Wash the cabbage, remove any tough or dull outer leaves, and cut it in half. Then slice into thin strips (julienne).
Peel the potatoes, then cut them into roughly 1‑inch (2.5 cm) cubes or chunks so they cook evenly.
Dice the onions finely. Peel the carrot, cut it into long, thin matchsticks or small strips using the vegetable peeler. Peel and crush or finely chop the garlic cloves.
Put your pot or Dutch oven on medium heat. Add 1 tablespoon of olive oil. When the oil is warm, add the diced onions.
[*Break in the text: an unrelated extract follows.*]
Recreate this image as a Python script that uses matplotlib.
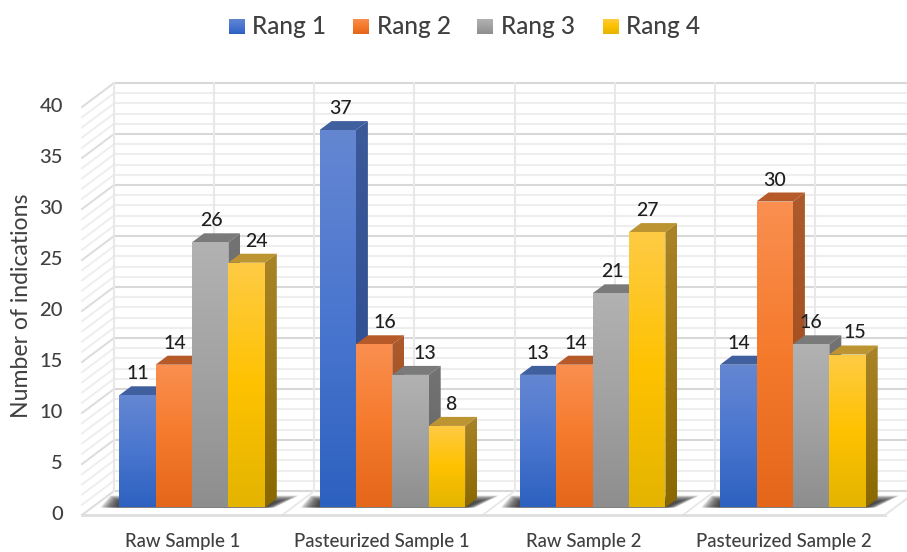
import numpy as np
import matplotlib
matplotlib.use("Agg")
import matplotlib.pyplot as plt
from matplotlib.colors import LinearSegmentedColormap
from matplotlib.patches import Polygon
from matplotlib.transforms import Affine2D

plt.rcParams["font.family"] = ["Lato", "DejaVu Sans"]

categories = ["Raw Sample 1", "Pasteurized Sample 1", "Raw Sample 2", "Pasteurized Sample 2"]
series_names = ["Rang 1", "Rang 2", "Rang 3", "Rang 4"]
rang_1 = [11, 37, 13, 14]
rang_2 = [14, 16, 14, 30]
rang_3 = [26, 13, 21, 16]
rang_4 = [24, 8, 27, 15]
y_ticks = [0, 5, 10, 15, 20, 25, 30, 35, 40]

W, H = 907, 552
# pixels per category / per value unit
CAT_PX = 200.3
VAL_PX = 10.2
CENTER_PX = 192.0
BASE_PX = 507.5
BAR_W = 36.4 / CAT_PX
BAR_DX = 12.0 / CAT_PX
BAR_DY = 9.0 / VAL_PX
# floor runs from the front edge to the back wall
FLOOR_FRONT = 7.5 / VAL_PX
FLOOR_BACK = 16.5 / VAL_PX

front_colors = [
    ["#6587d2", "#4a76cf", "#2d61c0"],
    ["#fa8f50", "#f57a2c", "#e4661a"],
    ["#b2b2b2", "#a2a2a2", "#8e8e8e"],
    ["#ffcb45", "#fec200", "#e4b400"],
]
side_colors = [
    ["#3c5a9a", "#2b4a8c"],
    ["#ad5a2c", "#9a4a1c"],
    ["#737373", "#636363"],
    ["#a98428", "#8a6800"],
]
top_colors = ["#3f5f9f", "#b65a2a", "#7a7a7a", "#bd9432"]
label_nudge = [
    [0, 1, 1, 10],
    [3, 11, 14, 4],
    [0, 1, 2, 0],
    [1, 0, 0, 7],
]
category_nudge = [-9, -10, -9, -9]

fig = plt.figure(figsize=(W / 100, H / 100), dpi=100, facecolor="white")
ax = fig.add_axes([0, 0, 1, 1])
ax.set_xlim(-CENTER_PX / CAT_PX, (W - CENTER_PX) / CAT_PX)
ax.set_ylim((BASE_PX - H) / VAL_PX, BASE_PX / VAL_PX)
ax.axis("off")
limits = ax.get_xlim(), ax.get_ylim()

# pixel coordinates, origin top left, for text placement
px = Affine2D().scale(1 / W, -1 / H).translate(0, 1) + fig.transFigure


def gradient_face(points, colors, zorder):
    xs = [p[0] for p in points]
    ys = [p[1] for p in points]
    cmap = LinearSegmentedColormap.from_list("face", colors)
    grad = np.linspace(0, 1, 128).reshape(-1, 1)
    im = ax.imshow(grad, cmap=cmap, aspect="auto", origin="upper", zorder=zorder,
                   extent=(min(xs), max(xs), min(ys), max(ys)), interpolation="bilinear")
    clip = Polygon(points, closed=True, transform=ax.transData)
    im.set_clip_path(clip)


def draw_walls():
    minor = "#eeeeee"
    major = "#d8d8d8"
    right = ax.get_xlim()[1]
    wall_left = -CENTER_PX / CAT_PX + 114 / CAT_PX
    front_left = -CENTER_PX / CAT_PX + 82 / CAT_PX
    front_right = -CENTER_PX / CAT_PX + 885 / CAT_PX
    for v in np.arange(0, 41):
        is_major = v % 5 == 0
        color = major if is_major else minor
        y_back = v + FLOOR_BACK
        y_front = v - FLOOR_FRONT
        ax.plot([wall_left, right], [y_back, y_back], color=color, lw=1.5, zorder=1)
        ax.plot([front_left, wall_left], [y_front, y_back],
                color="#dcdcdc" if is_major else minor, lw=1.4, zorder=1)
    # vertical wall lines, two per category
    for k in range(0, 8):
        x = wall_left + k * 0.5
        ax.plot([x, x], [FLOOR_BACK, 40 + FLOOR_BACK], color="#e8e8e8", lw=1.5, zorder=1)
        if k % 2 == 0 and k > 0:
            x0 = x - 32 / CAT_PX
            ax.plot([x0, x], [-FLOOR_FRONT, FLOOR_BACK], color="#e6e6e6", lw=1.2, zorder=1)
    ax.plot([front_left, front_right], [-FLOOR_FRONT, -FLOOR_FRONT], color="#dedede", lw=2, zorder=1)
    ax.plot([front_right, front_right + 32 / CAT_PX], [-FLOOR_FRONT, FLOOR_BACK],
            color="#e6e6e6", lw=1.5, zorder=1)


def draw_shadow(i):
    # stacked translucent layers give the floor shadow a soft edge
    left = i - 2 * BAR_W
    right = i + 2 * BAR_W
    layers = 16
    for k in range(layers):
        grow = (layers - 1 - k) / (layers - 1)
        depth = (6 + 6 * grow) / VAL_PX
        pts = [
            (left - (2 + 17 * grow) / CAT_PX, 0),
            (right + (1 + 9 * grow) / CAT_PX, 0),
            (right + (14 + 20 * grow) / CAT_PX, depth),
            (left - (0 + 9 * grow) / CAT_PX, depth),
        ]
        ax.add_patch(Polygon(pts, closed=True, facecolor="#303030", edgecolor="none",
                             alpha=0.11, zorder=2))


def draw_bar(x0, value, s):
    x1 = x0 + BAR_W
    top = [(x0, value), (x1, value), (x1 + BAR_DX, value + BAR_DY), (x0 + BAR_DX, value + BAR_DY)]
    side = [(x1, 0), (x1 + BAR_DX, BAR_DY), (x1 + BAR_DX, value + BAR_DY), (x1, value)]
    front = [(x0, 0), (x1, 0), (x1, value), (x0, value)]
    ax.add_patch(Polygon(top, closed=True, facecolor=top_colors[s], edgecolor="none", zorder=3 + s))
    gradient_face(side, side_colors[s], 3 + s)
    gradient_face(front, front_colors[s], 3 + s)


draw_walls()
values = [rang_1, rang_2, rang_3, rang_4]
for i in range(len(categories)):
    draw_shadow(i)
    for s in range(len(series_names)):
        draw_bar(i + (s - 2) * BAR_W, values[s][i], s)

for i in range(len(categories)):
    for s in range(len(series_names)):
        v = values[s][i]
        lx = i + (s - 1.5) * BAR_W + label_nudge[i][s] / CAT_PX
        ax.text(lx, v + BAR_DY + 12.5 / VAL_PX, str(v), ha="center", va="center",
                fontsize=14, fontweight="medium", color="#1f1f1f", zorder=10)

ax.set_xlim(*limits[0])
ax.set_ylim(*limits[1])

# value axis labels sit on the front edge of the side wall
for v in y_ticks:
    ax.text(63, 515 - v * 10.22, str(v), transform=px, ha="right", va="center",
            fontsize=14.5, fontweight="medium", color="#404040")
ax.text(22, 306, "Number of indications", transform=px, rotation=90, ha="center", va="center",
        fontsize=16.6, color="#404040")

for i, name in enumerate(categories):
    ax.text(CENTER_PX + i * CAT_PX + category_nudge[i], 541, name, transform=px, ha="center",
            va="center", fontsize=13.4, fontweight="medium", color="#404040")

swatch_x = [229, 353, 477, 603]
text_x = [252, 377, 501, 626]
for s, name in enumerate(series_names):
    sw = fig.add_axes([swatch_x[s] / W, 1 - 34.5 / H, 16 / W, 15.5 / H])
    cmap = LinearSegmentedColormap.from_list("swatch", front_colors[s])
    sw.imshow(np.linspace(0, 1, 64).reshape(-1, 1), cmap=cmap, aspect="auto")
    sw.axis("off")
    ax.text(text_x[s], 26.5, name, transform=px, ha="left", va="center",
            fontsize=17.6, fontweight="medium", color="#404040")

fig.savefig("out.png", dpi=100, facecolor="white")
Stir for about 3 minutes, until the onions become soft and translucent.
1 tablespoon olive oil or vegetable oil, 2 medium onions
Stir in the potato chunks and carrot strips. Sprinkle in the sweet paprika and dried thyme. Add a little salt and a few grinds of black pepper. Stir everything together well, letting the vegetables pick up the spices, for 3 more minutes.
3 medium potatoes, 1 large carrot, 1 teaspoon sweet paprika, ½ teaspoon dried thyme, Salt, Black pepper
Drain the cabbage strips (if you rinsed them), then add them to the pot along with the chopped or crushed garlic. Stir well so the cabbage mixes in with the potatoes, onions, and carrot.
1 medium head soft cabbage, 5 cloves garlic
Pour in the 200 ml (⅔ cup) of water, then add the chopped rosemary (or whole sprigs if fresh) and the 2 bay leaves. Stir gently, then cover the pot with a lid. Let it simmer for 10 minutes on medium–low heat so the cabbage starts to soften.
⅔ cup water, 2 bay leaves
After 10 minutes, carefully lift the lid and stir gently. Cover again and let it simmer for another 10–15 minutes, checking occasionally. The potatoes should pierce easily with a fork when done.
Once the potatoes and cabbage are soft, stir in the 150–200 ml (⅔–¾ cup) of tomato sauce. Add any extra salt or pepper if needed. Cover and simmer for 5 more minutes so the tomato sauce blends with the stew.
⅔ to ¾ cup tomato sauce
Take out the bay leaves before serving. Give it a final stir, then ladle the stew into bowls. Serve with warm polenta and some sheep or cottage cheese.
Video
Notes
If the stew looks a bit thin, I let it simmer uncovered for a few extra minutes so the liquid reduces naturally.
If you prefer softer potatoes, keep the lid on for a little longer. For firmer potatoes, leave the lid off toward the end.
I like using pointed cabbage when I have it, but regular green cabbage works just as well.
If you want extra richness, add a spoon of sour cream when serving—totally optional but really tasty.
Leftovers keep well in the fridge for up to three days. I reheat them on the stove with a splash of water.
This stew also freezes nicely. I cool it completely first, then freeze it in portions for an easy weeknight meal.
Feel free to swap the potatoes for sweet potatoes if that’s what you have at home.
If you enjoy a bit of heat, sprinkle in a little red pepper before serving.